-- BEGIN --

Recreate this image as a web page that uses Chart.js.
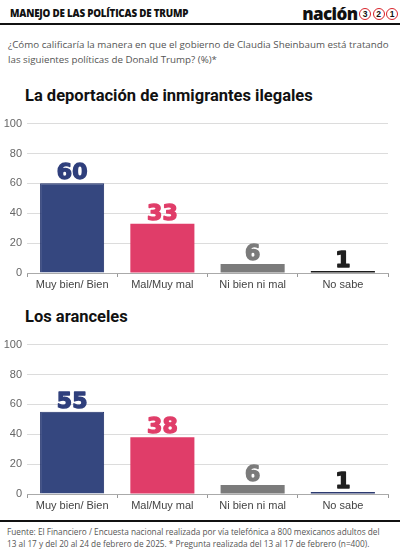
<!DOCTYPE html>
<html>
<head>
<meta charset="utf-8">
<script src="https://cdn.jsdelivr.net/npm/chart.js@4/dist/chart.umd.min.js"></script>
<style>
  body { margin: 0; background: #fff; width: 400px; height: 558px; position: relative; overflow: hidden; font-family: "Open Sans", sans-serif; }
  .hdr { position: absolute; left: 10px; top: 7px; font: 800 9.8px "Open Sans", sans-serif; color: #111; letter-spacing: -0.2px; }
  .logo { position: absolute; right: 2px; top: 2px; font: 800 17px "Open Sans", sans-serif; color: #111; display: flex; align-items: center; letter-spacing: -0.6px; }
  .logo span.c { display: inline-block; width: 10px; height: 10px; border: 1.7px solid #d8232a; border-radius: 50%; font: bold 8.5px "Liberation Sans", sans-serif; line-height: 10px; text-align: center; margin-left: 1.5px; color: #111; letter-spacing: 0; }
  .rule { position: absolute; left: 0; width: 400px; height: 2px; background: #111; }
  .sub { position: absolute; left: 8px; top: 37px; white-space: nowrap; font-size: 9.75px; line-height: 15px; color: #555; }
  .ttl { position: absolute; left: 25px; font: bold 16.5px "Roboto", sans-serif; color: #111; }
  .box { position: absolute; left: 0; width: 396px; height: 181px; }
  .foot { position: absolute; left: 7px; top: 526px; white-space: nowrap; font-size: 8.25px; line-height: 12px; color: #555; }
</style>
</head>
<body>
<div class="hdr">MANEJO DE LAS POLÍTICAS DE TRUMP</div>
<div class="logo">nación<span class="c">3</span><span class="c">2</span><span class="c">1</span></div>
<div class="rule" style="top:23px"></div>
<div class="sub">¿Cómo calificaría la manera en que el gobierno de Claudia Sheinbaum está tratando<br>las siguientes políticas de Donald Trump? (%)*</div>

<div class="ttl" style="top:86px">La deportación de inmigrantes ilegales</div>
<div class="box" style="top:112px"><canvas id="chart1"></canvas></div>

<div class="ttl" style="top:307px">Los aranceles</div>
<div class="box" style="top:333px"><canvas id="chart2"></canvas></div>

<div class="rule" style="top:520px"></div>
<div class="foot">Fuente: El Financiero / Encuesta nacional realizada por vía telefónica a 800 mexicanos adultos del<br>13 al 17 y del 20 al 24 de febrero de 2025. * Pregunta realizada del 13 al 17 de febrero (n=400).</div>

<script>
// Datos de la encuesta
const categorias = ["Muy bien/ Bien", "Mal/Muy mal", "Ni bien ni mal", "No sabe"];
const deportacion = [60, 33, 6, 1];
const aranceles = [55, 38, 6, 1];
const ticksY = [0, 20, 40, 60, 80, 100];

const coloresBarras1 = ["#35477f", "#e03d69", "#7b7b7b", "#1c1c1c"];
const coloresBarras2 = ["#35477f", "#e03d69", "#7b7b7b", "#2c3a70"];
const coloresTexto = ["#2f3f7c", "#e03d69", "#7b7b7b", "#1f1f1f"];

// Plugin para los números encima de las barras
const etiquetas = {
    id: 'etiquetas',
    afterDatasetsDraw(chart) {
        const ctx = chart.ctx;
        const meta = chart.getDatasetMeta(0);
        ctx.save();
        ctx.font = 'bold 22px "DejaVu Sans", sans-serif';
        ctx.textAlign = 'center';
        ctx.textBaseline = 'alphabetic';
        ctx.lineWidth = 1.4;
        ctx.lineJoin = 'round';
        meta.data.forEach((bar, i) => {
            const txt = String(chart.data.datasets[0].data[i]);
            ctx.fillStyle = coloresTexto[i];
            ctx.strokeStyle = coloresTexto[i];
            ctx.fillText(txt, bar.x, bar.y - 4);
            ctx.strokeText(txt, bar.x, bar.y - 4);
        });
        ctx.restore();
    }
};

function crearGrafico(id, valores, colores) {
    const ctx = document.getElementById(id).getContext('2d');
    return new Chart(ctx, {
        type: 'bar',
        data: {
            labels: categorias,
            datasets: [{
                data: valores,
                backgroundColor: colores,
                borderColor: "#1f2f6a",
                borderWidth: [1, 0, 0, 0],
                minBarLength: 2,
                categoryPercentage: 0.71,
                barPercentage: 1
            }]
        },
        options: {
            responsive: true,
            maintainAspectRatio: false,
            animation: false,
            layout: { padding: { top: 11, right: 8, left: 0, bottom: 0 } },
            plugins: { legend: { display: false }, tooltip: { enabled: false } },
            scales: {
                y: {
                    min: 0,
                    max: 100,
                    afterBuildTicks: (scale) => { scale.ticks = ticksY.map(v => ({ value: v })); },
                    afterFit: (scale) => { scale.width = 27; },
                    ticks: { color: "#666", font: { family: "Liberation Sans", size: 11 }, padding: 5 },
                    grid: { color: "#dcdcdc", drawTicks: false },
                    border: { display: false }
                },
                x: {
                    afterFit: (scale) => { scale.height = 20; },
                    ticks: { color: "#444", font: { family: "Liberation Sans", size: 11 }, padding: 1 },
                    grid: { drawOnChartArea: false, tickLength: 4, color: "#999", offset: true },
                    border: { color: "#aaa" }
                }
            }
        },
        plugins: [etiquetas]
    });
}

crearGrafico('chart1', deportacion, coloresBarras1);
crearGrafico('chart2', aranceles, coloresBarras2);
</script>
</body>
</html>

-- END --

*Task instructions:* Transcribe all of the material exactly, leaving out whatever pictures it contains.

*Right answer:*
Recreate this image as a web page that uses Chart.js.
<!DOCTYPE html>
<html>
<head>
<meta charset="utf-8">
<script src="https://cdn.jsdelivr.net/npm/chart.js@4/dist/chart.umd.min.js"></script>
<style>
  body { margin: 0; background: #fff; width: 400px; height: 558px; position: relative; overflow: hidden; font-family: "Open Sans", sans-serif; }
  .hdr { position: absolute; left: 10px; top: 7px; font: 800 9.8px "Open Sans", sans-serif; color: #111; letter-spacing: -0.2px; }
  .logo { position: absolute; right: 2px; top: 2px; font: 800 17px "Open Sans", sans-serif; color: #111; display: flex; align-items: center; letter-spacing: -0.6px; }
  .logo span.c { display: inline-block; width: 10px; height: 10px; border: 1.7px solid #d8232a; border-radius: 50%; font: bold 8.5px "Liberation Sans", sans-serif; line-height: 10px; text-align: center; margin-left: 1.5px; color: #111; letter-spacing: 0; }
  .rule { position: absolute; left: 0; width: 400px; height: 2px; background: #111; }
  .sub { position: absolute; left: 8px; top: 37px; white-space: nowrap; font-size: 9.75px; line-height: 15px; color: #555; }
  .ttl { position: absolute; left: 25px; font: bold 16.5px "Roboto", sans-serif; color: #111; }
  .box { position: absolute; left: 0; width: 396px; height: 181px; }
  .foot { position: absolute; left: 7px; top: 526px; white-space: nowrap; font-size: 8.25px; line-height: 12px; color: #555; }
</style>
</head>
<body>
<div class="hdr">MANEJO DE LAS POLÍTICAS DE TRUMP</div>
<div class="logo">nación<span class="c">3</span><span class="c">2</span><span class="c">1</span></div>
<div class="rule" style="top:23px"></div>
<div class="sub">¿Cómo calificaría la manera en que el gobierno de Claudia Sheinbaum está tratando<br>las siguientes políticas de Donald Trump? (%)*</div>

<div class="ttl" style="top:86px">La deportación de inmigrantes ilegales</div>
<div class="box" style="top:112px"><canvas id="chart1"></canvas></div>

<div class="ttl" style="top:307px">Los aranceles</div>
<div class="box" style="top:333px"><canvas id="chart2"></canvas></div>

<div class="rule" style="top:520px"></div>
<div class="foot">Fuente: El Financiero / Encuesta nacional realizada por vía telefónica a 800 mexicanos adultos del<br>13 al 17 y del 20 al 24 de febrero de 2025. * Pregunta realizada del 13 al 17 de febrero (n=400).</div>

<script>
// Datos de la encuesta
const categorias = ["Muy bien/ Bien", "Mal/Muy mal", "Ni bien ni mal", "No sabe"];
const deportacion = [60, 33, 6, 1];
const aranceles = [55, 38, 6, 1];
const ticksY = [0, 20, 40, 60, 80, 100];

const coloresBarras1 = ["#35477f", "#e03d69", "#7b7b7b", "#1c1c1c"];
const coloresBarras2 = ["#35477f", "#e03d69", "#7b7b7b", "#2c3a70"];
const coloresTexto = ["#2f3f7c", "#e03d69", "#7b7b7b", "#1f1f1f"];

// Plugin para los números encima de las barras
const etiquetas = {
    id: 'etiquetas',
    afterDatasetsDraw(chart) {
        const ctx = chart.ctx;
        const meta = chart.getDatasetMeta(0);
        ctx.save();
        ctx.font = 'bold 22px "DejaVu Sans", sans-serif';
        ctx.textAlign = 'center';
        ctx.textBaseline = 'alphabetic';
        ctx.lineWidth = 1.4;
        ctx.lineJoin = 'round';
        meta.data.forEach((bar, i) => {
            const txt = String(chart.data.datasets[0].data[i]);
            ctx.fillStyle = coloresTexto[i];
            ctx.strokeStyle = coloresTexto[i];
            ctx.fillText(txt, bar.x, bar.y - 4);
            ctx.strokeText(txt, bar.x, bar.y - 4);
        });
        ctx.restore();
    }
};

function crearGrafico(id, valores, colores) {
    const ctx = document.getElementById(id).getContext('2d');
    return new Chart(ctx, {
        type: 'bar',
        data: {
            labels: categorias,
            datasets: [{
                data: valores,
                backgroundColor: colores,
                borderColor: "#1f2f6a",
                borderWidth: [1, 0, 0, 0],
                minBarLength: 2,
                categoryPercentage: 0.71,
                barPercentage: 1
            }]
        },
        options: {
            responsive: true,
            maintainAspectRatio: false,
            animation: false,
            layout: { padding: { top: 11, right: 8, left: 0, bottom: 0 } },
            plugins: { legend: { display: false }, tooltip: { enabled: false } },
            scales: {
                y: {
                    min: 0,
                    max: 100,
                    afterBuildTicks: (scale) => { scale.ticks = ticksY.map(v => ({ value: v })); },
                    afterFit: (scale) => { scale.width = 27; },
                    ticks: { color: "#666", font: { family: "Liberation Sans", size: 11 }, padding: 5 },
                    grid: { color: "#dcdcdc", drawTicks: false },
                    border: { display: false }
                },
                x: {
                    afterFit: (scale) => { scale.height = 20; },
                    ticks: { color: "#444", font: { family: "Liberation Sans", size: 11 }, padding: 1 },
                    grid: { drawOnChartArea: false, tickLength: 4, color: "#999", offset: true },
                    border: { color: "#aaa" }
                }
            }
        },
        plugins: [etiquetas]
    });
}

crearGrafico('chart1', deportacion, coloresBarras1);
crearGrafico('chart2', aranceles, coloresBarras2);
</script>
</body>
</html>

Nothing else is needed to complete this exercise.